Dutch author Marieke Lucas Rijneveld became the first Dutch person to win the International Booker Prize for her book Discomfort of Evening. The 28-year-old author was nominated for the prestigious prize with Michelle Hutchison, who translated the author's first novel into English. The award was announced on Wednesday.

Rijneveld said she was very proud of the achievement, and thanked the jury, the book's publishers, and her translator for their support. "There are two words which got me this far. When I was writing Discomfort of Evening, I took a marker and wrote them on the wall above my desk: 'Be Relentless,'" she said in accepting the prize. "Today when the world has been turned upside down and is showing its dark side, I often remember those words."

She asked that people be relentless themselves, in reading, writing, and loving one another.

The International Booker Prize, which is accompanied by a cash prize of 50 thousand pounds, is awarded annually to a translated novel published in the United Kingdom and Ireland. Lucas Rijneveld's book, first published in the Netherlands in January 2018 under the title De avond is ongemak, was also the first Dutch book to be shortlisted for the prize. 

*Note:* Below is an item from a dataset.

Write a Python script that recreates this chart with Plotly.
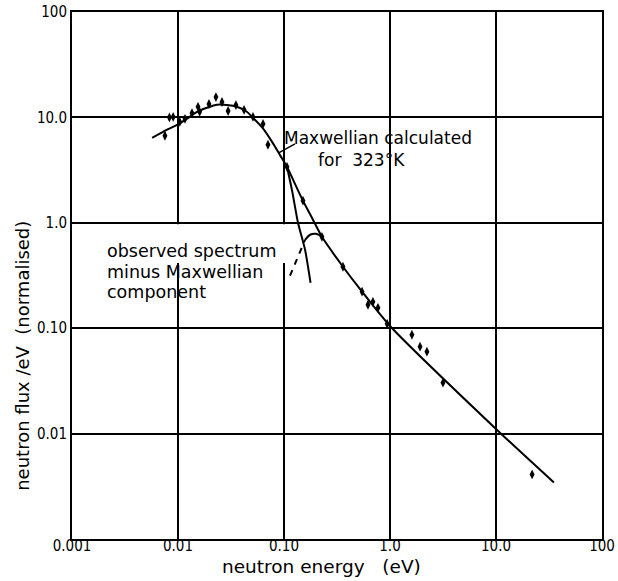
import plotly.graph_objects as go
import numpy as np

# ---- data ----
# measured points (energy eV, flux/eV normalised)
pts_E = [0.00753, 0.0083, 0.0090, 0.0104, 0.01164, 0.01355, 0.01545, 0.0160, 0.0196, 0.0228,
         0.0260, 0.0297, 0.0352, 0.0420, 0.0510, 0.0634, 0.0706, 0.1067, 0.151, 0.228,
         0.360, 0.545, 0.620, 0.690, 0.770, 0.940, 1.61, 1.92, 2.23, 3.16, 21.9]
pts_F = [6.7, 10.0, 10.1, 9.06, 9.7, 11.0, 12.6, 11.3, 13.4, 15.6,
         14.0, 11.5, 13.1, 11.8, 10.1, 8.67, 5.5, 3.4, 1.62, 0.736,
         0.383, 0.222, 0.167, 0.178, 0.156, 0.110, 0.0867, 0.0668, 0.0599, 0.0304, 0.0041]

# observed spectrum (fitted curve)
total_E = [0.0057, 0.0075, 0.0098, 0.0125, 0.0151, 0.019, 0.0233, 0.029, 0.036, 0.0446,
           0.051, 0.063, 0.0785, 0.0915, 0.1067, 0.125, 0.151, 0.185, 0.228, 0.36,
           0.545, 1.0, 10.9, 35.2]
total_F = [6.4, 7.45, 8.5, 9.9, 11.3, 12.4, 13.2, 13.1, 12.6, 11.3,
           9.9, 7.9, 5.7, 4.4, 3.4, 2.42, 1.62, 1.10, 0.736, 0.383,
           0.222, 0.105, 0.0102, 0.00343]

# Maxwellian component (323 K) tail
maxw_E = [0.1067, 0.120, 0.1355, 0.158, 0.178]
maxw_F = [3.4, 1.95, 1.0, 0.555, 0.27]

# observed minus Maxwellian component (short arc)
resid_E = [0.158, 0.176, 0.200, 0.228]
resid_F = [0.69, 0.77, 0.787, 0.736]

# leader lines for labels
lead_resid_E = [0.114, 0.158]
lead_resid_F = [0.315, 0.69]
lead_maxw_E = [0.089, 0.127]
lead_maxw_F = [4.6, 5.6]

x_ticks = [0.001, 0.01, 0.1, 1.0, 10.0, 100]
x_ticklabels = ["0.001", "0.01", "0.10", "1.0", "10.0", "100"]
y_ticks = [0.01, 0.1, 1.0, 10.0, 100]
y_ticklabels = ["0.01", "0.10", "1.0", "10.0", "100"]

TXT = "DejaVu Sans"
TICK = "DejaVu Sans Condensed, Liberation Sans Narrow, DejaVu Sans"
NB = "\u00a0"

fig = go.Figure()
fig.add_trace(go.Scatter(x=total_E, y=total_F, mode="lines", line=dict(color="black", width=2, shape="spline", smoothing=0.6), showlegend=False))
fig.add_trace(go.Scatter(x=maxw_E, y=maxw_F, mode="lines", line=dict(color="black", width=2, shape="spline", smoothing=0.6), showlegend=False))
fig.add_trace(go.Scatter(x=resid_E, y=resid_F, mode="lines", line=dict(color="black", width=2, shape="spline"), showlegend=False))
fig.add_trace(go.Scatter(x=lead_resid_E, y=lead_resid_F, mode="lines", line=dict(color="black", width=2, dash="6px,6px"), showlegend=False))
fig.add_trace(go.Scatter(x=lead_maxw_E, y=lead_maxw_F, mode="lines", line=dict(color="black", width=1.5), showlegend=False))
fig.add_trace(go.Scatter(x=pts_E, y=pts_F, mode="markers",
                         marker=dict(symbol="diamond-tall", size=7, color="black"), showlegend=False))

# white masks where the printed labels interrupt grid lines (between grid and traces)
fig.add_shape(type="rect", xref="x", yref="y", layer="between",
              x0=np.log10(0.14), x1=np.log10(6.3), y0=np.log10(2.6), y1=np.log10(9.3),
              fillcolor="white", line=dict(width=0))
fig.add_shape(type="rect", xref="x", yref="y", layer="between",
              x0=np.log10(0.0016), x1=np.log10(0.108), y0=np.log10(0.17), y1=np.log10(0.72),
              fillcolor="white", line=dict(width=0))

fig.add_annotation(x=np.log10(0.095), y=np.log10(6.4), xref="x", yref="y", text="Maxwellian calculated",
                   showarrow=False, xanchor="left", yanchor="middle", font=dict(family=TXT, size=17, color="black"))
fig.add_annotation(x=np.log10(0.2), y=np.log10(3.95), xref="x", yref="y", text="for" + NB + NB + "323°K",
                   showarrow=False, xanchor="left", yanchor="middle", font=dict(family=TXT, size=17, color="black"))
for txt, yv in [("observed spectrum", 0.537), ("minus Maxwellian", 0.343), ("component", 0.219)]:
    fig.add_annotation(x=np.log10(0.00205), y=np.log10(yv), xref="x", yref="y", text=txt,
                       showarrow=False, xanchor="left", yanchor="middle", font=dict(family=TXT, size=17.5, color="black"))

fig.add_annotation(x=0.47, y=-0.053, xref="paper", yref="paper", text="neutron energy" + NB + NB + NB + "(eV)",
                   showarrow=False, xanchor="center", yanchor="middle", font=dict(family=TXT, size=18.5, color="black"))
fig.add_annotation(x=-0.094, y=0.348, xref="paper", yref="paper", text="neutron flux /eV" + NB + NB + "(normalised)",
                   textangle=-90, showarrow=False, xanchor="center", yanchor="middle",
                   font=dict(family=TXT, size=18, color="black"))

fig.update_xaxes(type="log", range=[-3, 2], tickvals=x_ticks, ticktext=x_ticklabels,
                 showgrid=True, gridcolor="black", gridwidth=2, showline=True, linecolor="black",
                 linewidth=2, mirror=True, ticks="", zeroline=False, automargin=False,
                 ticklabelstandoff=-8,
                 tickfont=dict(family=TICK, size=15, color="black"))
fig.update_yaxes(type="log", range=[-3, 2], tickvals=y_ticks, ticktext=y_ticklabels,
                 showgrid=True, gridcolor="black", gridwidth=2, showline=True, linecolor="black",
                 linewidth=2, mirror=True, ticks="", zeroline=False, automargin=False,
                 tickfont=dict(family=TICK, size=15, color="black"))

fig.update_layout(width=618, height=581, margin=dict(l=72, r=16, t=12, b=42),
                  paper_bgcolor="white", plot_bgcolor="white", showlegend=False)

fig.write_html("out.html")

Discomfort of Evening is about a reformed farming family that loses their son in an accident. The story is told through the eyes of 10-year-old Jas, watching her family paralyzed by grief.

"It is immersive from the first or second page. And there's little more that we can ask from great fiction," said author and juror Jeet Thayil.

"It's a story of coming of age, of coming to terms with grief and of a child trying to find the words that might, or could, make up for the silences and the missing words of a family which has been torn apart by the loss of her elder brother," said Lucie Campsos, one of this year's judges in the competition. "It's a story that's told in a child's voice, which is a very difficult thing to write, but it's a voice that's constantly searching for the words in which to express things. And through these words, we as adult readers really get the feeling of that very particular mixture of innocence, sharpness of pain, sharpness of disappointment that are in the child at the time when she is trying to tell the story."

Marieke Lucas Rijneveld is the third Dutch author to be nominated for the International Booker Prize. Tommy Wieringa made the long list in 2019 for The Death of Murat Idrissi, and Harry Mulisch was a finalist in 2007.